What is expected: Transcribe the material word for word, but without the images.

Collected data:
....

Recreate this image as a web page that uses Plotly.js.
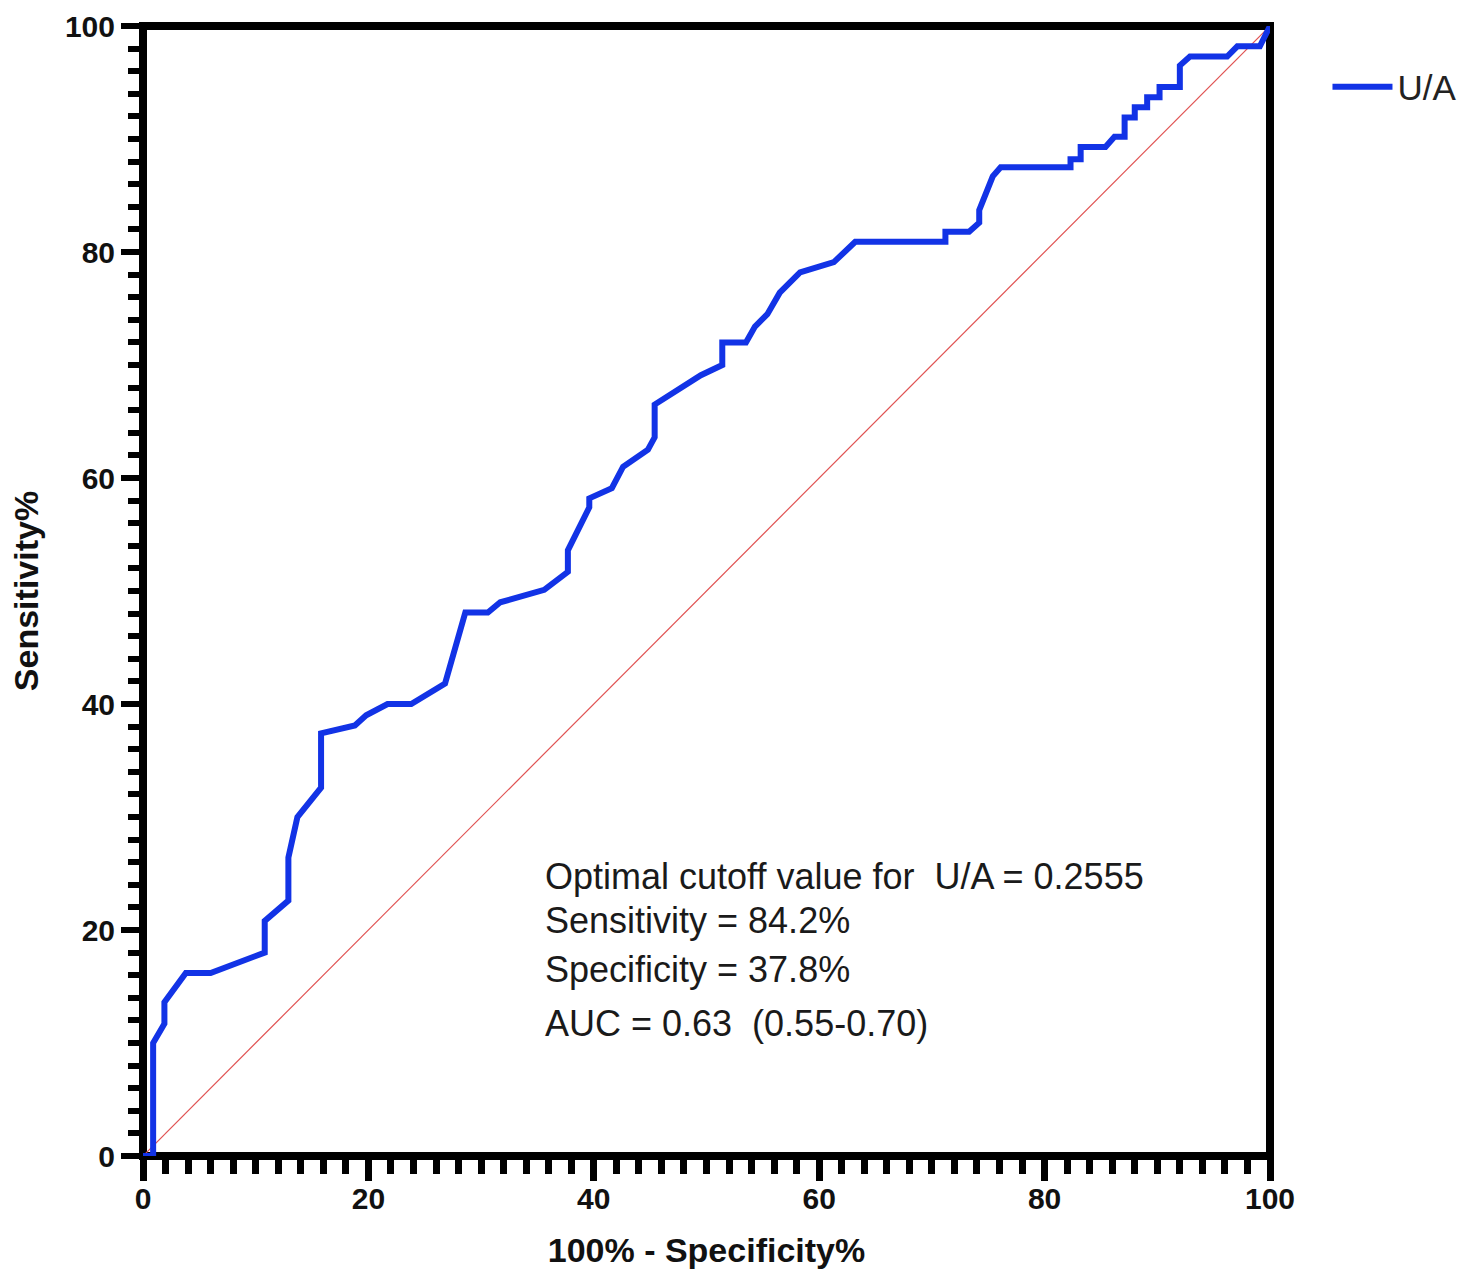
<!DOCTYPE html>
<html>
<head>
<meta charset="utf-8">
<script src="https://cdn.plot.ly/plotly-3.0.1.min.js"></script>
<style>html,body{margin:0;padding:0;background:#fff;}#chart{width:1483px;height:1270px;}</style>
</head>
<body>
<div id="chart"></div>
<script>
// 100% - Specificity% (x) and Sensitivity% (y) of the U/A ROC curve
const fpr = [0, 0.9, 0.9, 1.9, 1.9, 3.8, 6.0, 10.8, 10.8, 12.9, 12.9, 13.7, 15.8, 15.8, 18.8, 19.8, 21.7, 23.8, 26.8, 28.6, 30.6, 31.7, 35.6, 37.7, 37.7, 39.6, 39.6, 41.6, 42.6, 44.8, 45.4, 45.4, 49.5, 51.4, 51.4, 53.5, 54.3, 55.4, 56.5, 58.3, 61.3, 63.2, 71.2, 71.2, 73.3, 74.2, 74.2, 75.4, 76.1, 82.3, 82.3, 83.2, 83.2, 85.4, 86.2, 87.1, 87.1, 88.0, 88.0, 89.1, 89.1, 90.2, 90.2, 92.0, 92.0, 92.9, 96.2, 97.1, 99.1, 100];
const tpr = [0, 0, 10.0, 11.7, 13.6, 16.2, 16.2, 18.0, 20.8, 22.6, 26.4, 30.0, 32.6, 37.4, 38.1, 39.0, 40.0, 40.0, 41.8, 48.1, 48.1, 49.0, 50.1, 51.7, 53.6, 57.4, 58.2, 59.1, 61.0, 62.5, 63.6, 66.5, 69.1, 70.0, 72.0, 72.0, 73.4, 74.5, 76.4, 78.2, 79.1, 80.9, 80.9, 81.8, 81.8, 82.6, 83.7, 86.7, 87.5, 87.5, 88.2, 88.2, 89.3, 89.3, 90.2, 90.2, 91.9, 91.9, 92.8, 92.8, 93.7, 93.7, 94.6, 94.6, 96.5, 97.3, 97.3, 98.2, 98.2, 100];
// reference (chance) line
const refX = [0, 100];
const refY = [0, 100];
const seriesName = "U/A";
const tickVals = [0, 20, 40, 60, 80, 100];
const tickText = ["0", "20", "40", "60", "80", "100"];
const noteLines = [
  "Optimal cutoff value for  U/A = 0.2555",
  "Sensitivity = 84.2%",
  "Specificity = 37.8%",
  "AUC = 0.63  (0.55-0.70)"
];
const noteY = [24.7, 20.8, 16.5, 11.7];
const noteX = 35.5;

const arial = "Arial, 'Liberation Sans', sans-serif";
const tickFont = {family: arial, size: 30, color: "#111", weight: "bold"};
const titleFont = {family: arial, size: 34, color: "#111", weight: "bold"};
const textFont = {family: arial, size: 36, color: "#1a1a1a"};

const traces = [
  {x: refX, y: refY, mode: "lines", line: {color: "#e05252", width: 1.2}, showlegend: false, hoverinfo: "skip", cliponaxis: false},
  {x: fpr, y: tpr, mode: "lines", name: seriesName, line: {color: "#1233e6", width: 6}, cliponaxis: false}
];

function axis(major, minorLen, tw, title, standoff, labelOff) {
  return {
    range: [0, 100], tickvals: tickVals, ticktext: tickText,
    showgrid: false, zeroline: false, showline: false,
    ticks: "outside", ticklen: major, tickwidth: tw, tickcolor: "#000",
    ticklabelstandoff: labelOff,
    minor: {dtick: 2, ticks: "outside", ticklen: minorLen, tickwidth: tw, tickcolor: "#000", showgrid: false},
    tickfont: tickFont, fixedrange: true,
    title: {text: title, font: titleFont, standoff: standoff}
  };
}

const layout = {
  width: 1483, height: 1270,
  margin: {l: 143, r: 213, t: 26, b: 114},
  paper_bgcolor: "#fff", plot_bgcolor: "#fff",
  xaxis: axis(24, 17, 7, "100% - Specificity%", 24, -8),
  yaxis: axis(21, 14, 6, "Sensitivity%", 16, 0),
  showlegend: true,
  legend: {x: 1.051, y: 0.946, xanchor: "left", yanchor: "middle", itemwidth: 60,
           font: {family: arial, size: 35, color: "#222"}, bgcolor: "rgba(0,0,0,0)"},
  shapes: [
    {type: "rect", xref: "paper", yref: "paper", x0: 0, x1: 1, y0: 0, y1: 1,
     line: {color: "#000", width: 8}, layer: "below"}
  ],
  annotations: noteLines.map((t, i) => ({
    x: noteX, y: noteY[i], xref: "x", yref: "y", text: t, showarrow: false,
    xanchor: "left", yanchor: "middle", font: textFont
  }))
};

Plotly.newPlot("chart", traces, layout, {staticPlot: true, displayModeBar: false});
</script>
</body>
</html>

....

Answer for this exercise:
Recreate this image as a web page that uses Plotly.js.
<!DOCTYPE html>
<html>
<head>
<meta charset="utf-8">
<script src="https://cdn.plot.ly/plotly-3.0.1.min.js"></script>
<style>html,body{margin:0;padding:0;background:#fff;}#chart{width:1483px;height:1270px;}</style>
</head>
<body>
<div id="chart"></div>
<script>
// 100% - Specificity% (x) and Sensitivity% (y) of the U/A ROC curve
const fpr = [0, 0.9, 0.9, 1.9, 1.9, 3.8, 6.0, 10.8, 10.8, 12.9, 12.9, 13.7, 15.8, 15.8, 18.8, 19.8, 21.7, 23.8, 26.8, 28.6, 30.6, 31.7, 35.6, 37.7, 37.7, 39.6, 39.6, 41.6, 42.6, 44.8, 45.4, 45.4, 49.5, 51.4, 51.4, 53.5, 54.3, 55.4, 56.5, 58.3, 61.3, 63.2, 71.2, 71.2, 73.3, 74.2, 74.2, 75.4, 76.1, 82.3, 82.3, 83.2, 83.2, 85.4, 86.2, 87.1, 87.1, 88.0, 88.0, 89.1, 89.1, 90.2, 90.2, 92.0, 92.0, 92.9, 96.2, 97.1, 99.1, 100];
const tpr = [0, 0, 10.0, 11.7, 13.6, 16.2, 16.2, 18.0, 20.8, 22.6, 26.4, 30.0, 32.6, 37.4, 38.1, 39.0, 40.0, 40.0, 41.8, 48.1, 48.1, 49.0, 50.1, 51.7, 53.6, 57.4, 58.2, 59.1, 61.0, 62.5, 63.6, 66.5, 69.1, 70.0, 72.0, 72.0, 73.4, 74.5, 76.4, 78.2, 79.1, 80.9, 80.9, 81.8, 81.8, 82.6, 83.7, 86.7, 87.5, 87.5, 88.2, 88.2, 89.3, 89.3, 90.2, 90.2, 91.9, 91.9, 92.8, 92.8, 93.7, 93.7, 94.6, 94.6, 96.5, 97.3, 97.3, 98.2, 98.2, 100];
// reference (chance) line
const refX = [0, 100];
const refY = [0, 100];
const seriesName = "U/A";
const tickVals = [0, 20, 40, 60, 80, 100];
const tickText = ["0", "20", "40", "60", "80", "100"];
const noteLines = [
  "Optimal cutoff value for  U/A = 0.2555",
  "Sensitivity = 84.2%",
  "Specificity = 37.8%",
  "AUC = 0.63  (0.55-0.70)"
];
const noteY = [24.7, 20.8, 16.5, 11.7];
const noteX = 35.5;

const arial = "Arial, 'Liberation Sans', sans-serif";
const tickFont = {family: arial, size: 30, color: "#111", weight: "bold"};
const titleFont = {family: arial, size: 34, color: "#111", weight: "bold"};
const textFont = {family: arial, size: 36, color: "#1a1a1a"};

const traces = [
  {x: refX, y: refY, mode: "lines", line: {color: "#e05252", width: 1.2}, showlegend: false, hoverinfo: "skip", cliponaxis: false},
  {x: fpr, y: tpr, mode: "lines", name: seriesName, line: {color: "#1233e6", width: 6}, cliponaxis: false}
];

function axis(major, minorLen, tw, title, standoff, labelOff) {
  return {
    range: [0, 100], tickvals: tickVals, ticktext: tickText,
    showgrid: false, zeroline: false, showline: false,
    ticks: "outside", ticklen: major, tickwidth: tw, tickcolor: "#000",
    ticklabelstandoff: labelOff,
    minor: {dtick: 2, ticks: "outside", ticklen: minorLen, tickwidth: tw, tickcolor: "#000", showgrid: false},
    tickfont: tickFont, fixedrange: true,
    title: {text: title, font: titleFont, standoff: standoff}
  };
}

const layout = {
  width: 1483, height: 1270,
  margin: {l: 143, r: 213, t: 26, b: 114},
  paper_bgcolor: "#fff", plot_bgcolor: "#fff",
  xaxis: axis(24, 17, 7, "100% - Specificity%", 24, -8),
  yaxis: axis(21, 14, 6, "Sensitivity%", 16, 0),
  showlegend: true,
  legend: {x: 1.051, y: 0.946, xanchor: "left", yanchor: "middle", itemwidth: 60,
           font: {family: arial, size: 35, color: "#222"}, bgcolor: "rgba(0,0,0,0)"},
  shapes: [
    {type: "rect", xref: "paper", yref: "paper", x0: 0, x1: 1, y0: 0, y1: 1,
     line: {color: "#000", width: 8}, layer: "below"}
  ],
  annotations: noteLines.map((t, i) => ({
    x: noteX, y: noteY[i], xref: "x", yref: "y", text: t, showarrow: false,
    xanchor: "left", yanchor: "middle", font: textFont
  }))
};

Plotly.newPlot("chart", traces, layout, {staticPlot: true, displayModeBar: false});
</script>
</body>
</html>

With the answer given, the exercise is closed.